Neighbors' approval required

Like Milwaukee, Wauwatosa chicken-keepers would have to have signed permissions from all adjoining neighbors before a city permit would be issued, including neighbors whose property only touches diagonally.

Some of that did not sit well with supporters in the audience, who found contradictions in the city's position.

Why, said one man, if the city wants to regard chickens as pets, does it feel the need to require permission of neighbors that are not required of other pets – particularly dogs, which bark louder than chickens cluck, can bite far harder than chickens can peck, and poop way bigger?

He also said that although he, personally, would probably not seek a chicken permit, he knew he wouldn't get one anyway because he has a difficult neighbor who he knew would black-ball him if he did.

He wanted the neighbor-approval clause stricken.

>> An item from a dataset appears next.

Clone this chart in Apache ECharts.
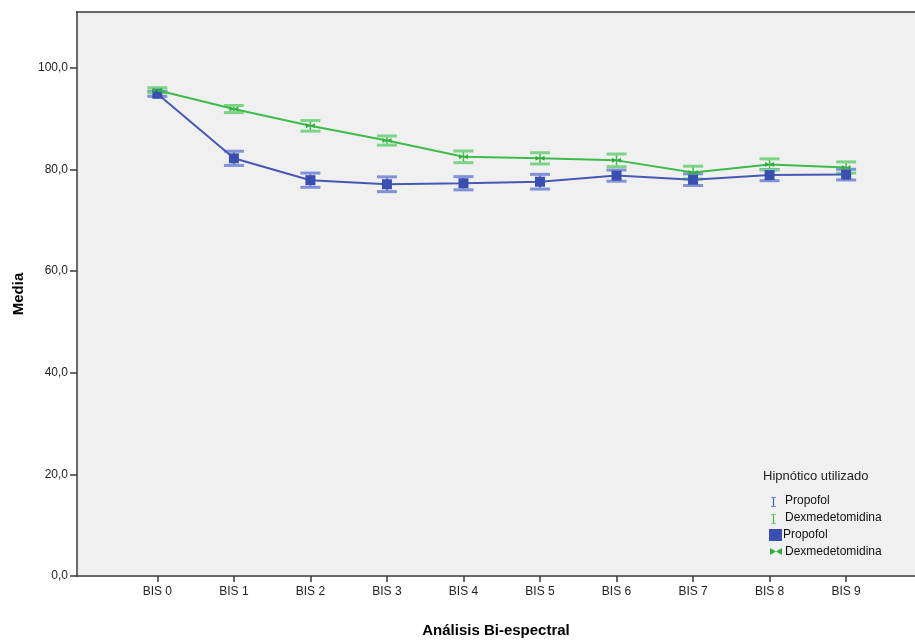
<!DOCTYPE html>
<html>
<head>
<meta charset="utf-8">
<script src="https://cdn.jsdelivr.net/npm/echarts@6/dist/echarts.min.js"></script>
<style>html,body{margin:0;padding:0;background:#fff;}#c{width:915px;height:643px;}</style>
</head>
<body>
<div id="c"></div>
<script>
var categories = ['BIS 0','BIS 1','BIS 2','BIS 3','BIS 4','BIS 5','BIS 6','BIS 7','BIS 8','BIS 9'];
var propofolMean = [94.9, 82.2, 77.9, 77.1, 77.3, 77.6, 78.8, 78.0, 78.9, 79.0];
var propofolErr  = [0.5, 1.4, 1.4, 1.45, 1.3, 1.45, 1.1, 1.15, 1.1, 1.05];
var dexMean      = [95.6, 91.9, 88.6, 85.7, 82.5, 82.2, 81.8, 79.4, 81.0, 80.4];
var dexErr       = [0.5, 0.7, 1.05, 0.9, 1.15, 1.1, 1.25, 1.25, 1.1, 1.1];
var yTicks = [0, 20, 40, 60, 80, 100];

var FONT = "'Liberation Sans', Arial, sans-serif";
var BLUE = '#4659b5', BLUE_CAP = '#8192d6';
var GREEN = '#3dbb4b', GREEN_CAP = '#7bd487';
var catIdx = categories.map(function (c, i) { return i; });

function errData(mean, err) {
  return mean.map(function (m, i) { return [i, m - err[i], m + err[i]]; });
}
function lineData(mean) {
  return mean.map(function (m, i) { return [i, m]; });
}
function errRender(stemColor, capColor) {
  return function (params, api) {
    var x = api.value(0), lo = api.value(1), hi = api.value(2);
    var pLo = api.coord([x, lo]), pHi = api.coord([x, hi]);
    var h = 10;
    return {
      type: 'group',
      children: [
        { type: 'line', shape: { x1: pHi[0], y1: pHi[1], x2: pLo[0], y2: pLo[1] }, style: { stroke: stemColor, lineWidth: 1.5 } },
        { type: 'line', shape: { x1: pHi[0] - h, y1: pHi[1], x2: pHi[0] + h, y2: pHi[1] }, style: { stroke: capColor, lineWidth: 3 } },
        { type: 'line', shape: { x1: pLo[0] - h, y1: pLo[1], x2: pLo[0] + h, y2: pLo[1] }, style: { stroke: capColor, lineWidth: 3 } }
      ]
    };
  };
}
var bowtie = 'path://M0,0 L5,3 L0,6 Z M10,0 L5,3 L10,6 Z';

var chart = echarts.init(document.getElementById('c'));
chart.setOption({
  animation: false,
  textStyle: { fontFamily: FONT },
  grid: { left: 77, top: 12, right: 0, bottom: 66, show: true, backgroundColor: '#f0f0f0', borderWidth: 0 },
  xAxis: {
    type: 'value', min: -1.05, max: 9.9,
    name: 'Análisis Bi-espectral', nameLocation: 'middle', nameGap: 47,
    nameTextStyle: { fontFamily: FONT, fontSize: 15, fontWeight: 'bold', color: '#000' },
    axisLine: { show: true, onZero: false, lineStyle: { color: '#3a3a3a', width: 1.5 } },
    axisTick: { show: true, length: 6, customValues: catIdx, lineStyle: { color: '#3a3a3a', width: 1.5 } },
    axisLabel: { customValues: catIdx, color: '#222', fontSize: 12, fontFamily: FONT, margin: 10,
      formatter: function (v) { return categories[Math.round(v)]; } },
    splitLine: { show: false }
  },
  yAxis: {
    type: 'value', min: 0, max: 111,
    name: 'Media', nameLocation: 'middle', nameGap: 51,
    nameTextStyle: { fontFamily: FONT, fontSize: 15, fontWeight: 'bold', color: '#000' },
    axisLine: { show: true, onZero: false, lineStyle: { color: '#3a3a3a', width: 1.5 } },
    axisTick: { show: true, length: 7, customValues: yTicks, lineStyle: { color: '#3a3a3a', width: 1.5 } },
    axisLabel: { customValues: yTicks, color: '#222', fontSize: 12, fontFamily: FONT, margin: 9,
      formatter: function (v) { return v.toFixed(1).replace('.', ','); } },
    splitLine: { show: false }
  },
  series: [
    { name: 'Propofol IC', type: 'custom', renderItem: errRender(BLUE, BLUE_CAP), data: errData(propofolMean, propofolErr), encode: { x: 0, y: [1, 2] }, z: 2 },
    { name: 'Dexmedetomidina IC', type: 'custom', renderItem: errRender(GREEN, GREEN_CAP), data: errData(dexMean, dexErr), encode: { x: 0, y: [1, 2] }, z: 2 },
    { name: 'Propofol', type: 'line', data: lineData(propofolMean), symbol: 'rect', symbolSize: 10,
      itemStyle: { color: '#3a4fb0' }, lineStyle: { color: BLUE, width: 2 }, z: 3 },
    { name: 'Dexmedetomidina', type: 'line', data: lineData(dexMean), symbol: bowtie, symbolSize: [9, 5],
      itemStyle: { color: '#2fae3e' }, lineStyle: { color: GREEN, width: 2 }, z: 4 }
  ],
  graphic: [
    { type: 'line', shape: { x1: 76, y1: 12, x2: 915, y2: 12 }, style: { stroke: '#3a3a3a', lineWidth: 1.5 } },
    { type: 'text', x: 763, y: 470, style: { text: 'Hipnótico utilizado', font: '13px ' + FONT, fill: '#222' } },
    { type: 'group', x: 770, y: 497, children: [
      { type: 'line', shape: { x1: 3.5, y1: 0, x2: 3.5, y2: 10 }, style: { stroke: BLUE, lineWidth: 1.2 } },
      { type: 'line', shape: { x1: 1, y1: 0.5, x2: 6, y2: 0.5 }, style: { stroke: BLUE_CAP, lineWidth: 1.2 } },
      { type: 'line', shape: { x1: 1, y1: 9.5, x2: 6, y2: 9.5 }, style: { stroke: BLUE_CAP, lineWidth: 1.2 } }
    ] },
    { type: 'text', x: 785, y: 495, style: { text: 'Propofol', font: '12px ' + FONT, fill: '#111' } },
    { type: 'group', x: 770, y: 514, children: [
      { type: 'line', shape: { x1: 3.5, y1: 0, x2: 3.5, y2: 10 }, style: { stroke: GREEN, lineWidth: 1.2 } },
      { type: 'line', shape: { x1: 1, y1: 0.5, x2: 6, y2: 0.5 }, style: { stroke: GREEN_CAP, lineWidth: 1.2 } },
      { type: 'line', shape: { x1: 1, y1: 9.5, x2: 6, y2: 9.5 }, style: { stroke: GREEN_CAP, lineWidth: 1.2 } }
    ] },
    { type: 'text', x: 785, y: 512, style: { text: 'Dexmedetomidina', font: '12px ' + FONT, fill: '#111' } },
    { type: 'rect', x: 769, y: 529, shape: { width: 13, height: 12 }, style: { fill: '#3a4fb0' } },
    { type: 'text', x: 783, y: 529, style: { text: 'Propofol', font: '12px ' + FONT, fill: '#111' } },
    { type: 'polygon', x: 770, y: 548, shape: { points: [[0, 0], [6, 3.5], [0, 7]] }, style: { fill: '#2fae3e' } },
    { type: 'polygon', x: 770, y: 548, shape: { points: [[12, 0], [6, 3.5], [12, 7]] }, style: { fill: '#2fae3e' } },
    { type: 'text', x: 785, y: 546, style: { text: 'Dexmedetomidina', font: '12px ' + FONT, fill: '#111' } }
  ]
});
</script>
</body>
</html>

Other chicken-fanciers did not see why chickens should be lumped with pets at all, since the main object is to produce eggs, not loyalty, affection or protection. Chickens, besides, are shorter-lived than dogs and cats, they said, and it would be a considerable imposition on citizens to have to license up to four birds every year and possibly more if any were lost.

They wanted to see one license issued for the coop, like Milwaukee and most other chicken-friendly cities.

Tough trial period key to passage, alderman says

Several aldermen were sympathetic, not the least of them 5th District Ald. Bobby Pantuso, who admits a hankering for home-grown omelets. But he adamantly argued against any changes in Carter's proposed ordinance, especially the neighbor-approval provisions, saying that if the measure were to pass at all, it would have to be as written and as strict as possible for the one-year trial term.

"Down the road, we can revisit some of this," Pantuso said, "but if you want this to pass, this (neighbor approval) is absolutely necessary. I guarantee you it won't pass without it."

Among aldermen who changed their tunes on chickens were Dennis McBride and Kathleen Causier, who had initially opposed it last year. They said they were now willing to give chickens a try, but like Pantuso, they said, only with the restrictions the draft ordinance imposed.

Not everyone is pleased with the prospect

Alds. Cheryl Berdan and Jim Moldenhauer remained flat-out opposed to the idea.

Berdan said that her own research suggested to her that urban chicken-farming was a craze not unlike that of the pot-bellied pig, which turned out to be a nightmare for animal welfare organizations when people lost interest and decided to unload the porkers.

Berdan also did not see any reason why the city should set up cumbersome new permitting and enforcement procedures, possibly costly ones, for what she believed amounted to a very small number of people getting into something they knew next to nothing about.

Moldenhauer likewise did not want the city to burden itself with more regulations for a paltry few poultry, and said he also saw no reason to create one more attraction for the already growing population of coyotes in urban areas.

In the end, though, Alds. Pantuso, McBride, Causier, Jason Wilke, Greg Walz-Chojnacki and Jeff Roznowski prevailed, recommending to the full council that Wauwatosa give chickens a try.

There will be one more public hearing on the matter. Because it is an ordinance change and not just a resolution, the measure has to be introduced to the full Common Council and referred back to the committee. A few refinements and tweaks are expected, but substantially the same recommendation is expected before the chicken-keeping ordinance could be adopted after another cycle of the council.